● Set task
Copy exactly the lines from the start of the material through the line with "const GRID_COLOR = '#878787';". Pictures stay out of the copy.

* * * * *

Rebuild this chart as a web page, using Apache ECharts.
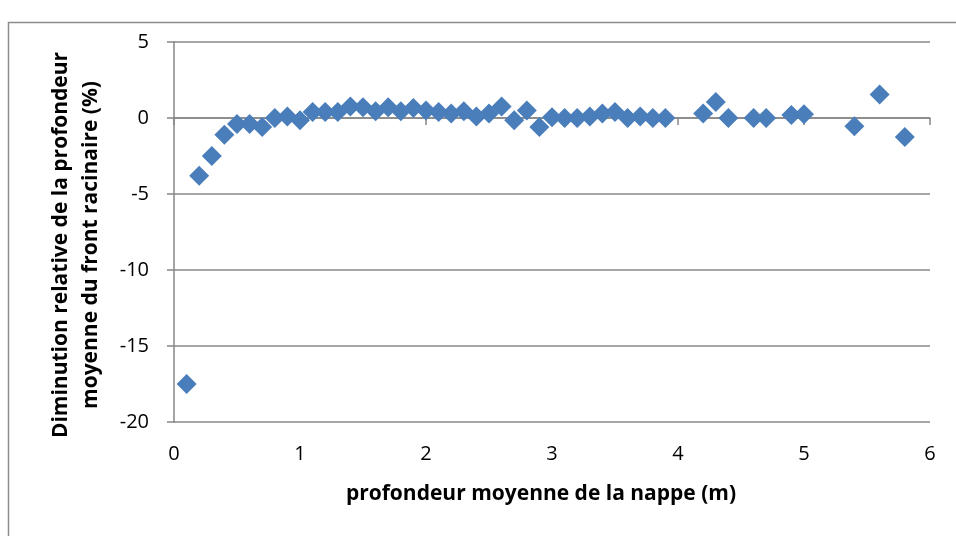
<!DOCTYPE html>
<html>
<head>
<meta charset="utf-8">
<script src="https://cdn.jsdelivr.net/npm/echarts@6/dist/echarts.min.js"></script>
<style>
  html, body { margin: 0; padding: 0; background: #fff; }
  #chart { width: 956px; height: 536px; }
</style>
</head>
<body>
<div id="chart"></div>
<script>
// Mean water-table depth (m)
const depth = [0.1, 0.2, 0.3, 0.4, 0.5, 0.6, 0.7, 0.8, 0.9, 1.0,
               1.1, 1.2, 1.3, 1.4, 1.5, 1.6, 1.7, 1.8, 1.9, 2.0,
               2.1, 2.2, 2.3, 2.4, 2.5, 2.6, 2.7, 2.8, 2.9, 3.0,
               3.1, 3.2, 3.3, 3.4, 3.5, 3.6, 3.7, 3.8, 3.9,
               4.2, 4.3, 4.4, 4.6, 4.7, 4.9, 5.0, 5.4, 5.6, 5.8];
// Relative decrease of the mean rooting-front depth (%)
const decrease = [-17.5, -3.8, -2.5, -1.1, -0.4, -0.4, -0.6, 0.0, 0.1, -0.15,
                  0.4, 0.4, 0.4, 0.75, 0.7, 0.45, 0.7, 0.45, 0.65, 0.5,
                  0.4, 0.3, 0.45, 0.1, 0.3, 0.75, -0.15, 0.5, -0.6, 0.05,
                  0.0, 0.0, 0.1, 0.3, 0.4, 0.0, 0.1, 0.0, 0.0,
                  0.3, 1.05, 0.0, 0.0, 0.0, 0.2, 0.25, -0.55, 1.55, -1.25];

const xTicks = { min: 0, max: 6, interval: 1 };
const yTicks = { min: -20, max: 5, interval: 5 };

const xTitle = 'profondeur moyenne de la nappe (m)';
const yTitleLines = ['Diminution relative de la profondeur', 'moyenne du front racinaire (%)'];

const FONT = '"Open Sans", "Liberation Sans", sans-serif';
const GRID_COLOR = '#878787';

const chart = echarts.init(document.getElementById('chart'), null, { renderer: 'canvas' });

chart.setOption({
  backgroundColor: '#ffffff',
  animation: false,
  grid: { left: 174, right: 26, top: 42, bottom: 114, containLabel: false },
  xAxis: [
    {
      // labels along the bottom edge
      type: 'value',
      position: 'bottom',
      min: xTicks.min, max: xTicks.max, interval: xTicks.interval,
      axisLine: { show: false, onZero: false },
      axisTick: { show: false },
      splitLine: { show: false },
      axisLabel: { color: '#000', fontFamily: FONT, fontSize: 20, margin: 22 }
    },
    {
      // axis line crossing at y = 0 with downward ticks
      type: 'value',
      position: 'top',
      min: xTicks.min, max: xTicks.max, interval: xTicks.interval,
      axisLine: { show: true, onZero: true, lineStyle: { color: GRID_COLOR, width: 1.5 } },
      axisTick: { show: true, inside: true, length: 7, lineStyle: { color: GRID_COLOR, width: 1.5 } },
      splitLine: { show: false },
      axisLabel: { show: false }
    }
  ],
  yAxis: {
    type: 'value',
    min: yTicks.min, max: yTicks.max, interval: yTicks.interval,
    axisLine: { show: true, onZero: false, lineStyle: { color: GRID_COLOR, width: 1.5 } },
    axisTick: { show: true, length: 7, lineStyle: { color: GRID_COLOR, width: 1.5 } },
    splitLine: { show: true, lineStyle: { color: GRID_COLOR, width: 1.5 } },
    axisLabel: { color: '#000', fontFamily: FONT, fontSize: 20, margin: 25 }
  },
  graphic: [
    {
      type: 'rect',
      shape: { x: 8.5, y: 22.5, width: 1000, height: 600 },
      style: { fill: 'none', stroke: '#8c8c8c', lineWidth: 1.5 },
      silent: true, z: -1
    },
    {
      type: 'text',
      x: 541, y: 494,
      style: {
        text: xTitle, fill: '#000', font: 'bold 21px ' + FONT,
        textAlign: 'center', textVerticalAlign: 'middle'
      }
    },
    {
      type: 'text',
      x: 76, y: 245,
      rotation: Math.PI / 2,
      style: {
        text: yTitleLines.join('\n'), fill: '#000', font: 'bold 21px ' + FONT,
        lineHeight: 30,
        textAlign: 'center', textVerticalAlign: 'middle'
      }
    }
  ],
  series: [
    {
      type: 'scatter',
      xAxisIndex: 0,
      symbol: 'diamond',
      symbolSize: [20, 20],
      itemStyle: { color: '#4a7ebb', opacity: 1 },
      data: depth.map((d, i) => [d, decrease[i]]),
      z: 5
    }
  ]
});
</script>
</body>
</html>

* * * * *

● Reply to the exercise
Rebuild this chart as a web page, using Apache ECharts.
<!DOCTYPE html>
<html>
<head>
<meta charset="utf-8">
<script src="https://cdn.jsdelivr.net/npm/echarts@6/dist/echarts.min.js"></script>
<style>
  html, body { margin: 0; padding: 0; background: #fff; }
  #chart { width: 956px; height: 536px; }
</style>
</head>
<body>
<div id="chart"></div>
<script>
// Mean water-table depth (m)
const depth = [0.1, 0.2, 0.3, 0.4, 0.5, 0.6, 0.7, 0.8, 0.9, 1.0,
               1.1, 1.2, 1.3, 1.4, 1.5, 1.6, 1.7, 1.8, 1.9, 2.0,
               2.1, 2.2, 2.3, 2.4, 2.5, 2.6, 2.7, 2.8, 2.9, 3.0,
               3.1, 3.2, 3.3, 3.4, 3.5, 3.6, 3.7, 3.8, 3.9,
               4.2, 4.3, 4.4, 4.6, 4.7, 4.9, 5.0, 5.4, 5.6, 5.8];
// Relative decrease of the mean rooting-front depth (%)
const decrease = [-17.5, -3.8, -2.5, -1.1, -0.4, -0.4, -0.6, 0.0, 0.1, -0.15,
                  0.4, 0.4, 0.4, 0.75, 0.7, 0.45, 0.7, 0.45, 0.65, 0.5,
                  0.4, 0.3, 0.45, 0.1, 0.3, 0.75, -0.15, 0.5, -0.6, 0.05,
                  0.0, 0.0, 0.1, 0.3, 0.4, 0.0, 0.1, 0.0, 0.0,
                  0.3, 1.05, 0.0, 0.0, 0.0, 0.2, 0.25, -0.55, 1.55, -1.25];

const xTicks = { min: 0, max: 6, interval: 1 };
const yTicks = { min: -20, max: 5, interval: 5 };

const xTitle = 'profondeur moyenne de la nappe (m)';
const yTitleLines = ['Diminution relative de la profondeur', 'moyenne du front racinaire (%)'];

const FONT = '"Open Sans", "Liberation Sans", sans-serif';
const GRID_COLOR = '#878787';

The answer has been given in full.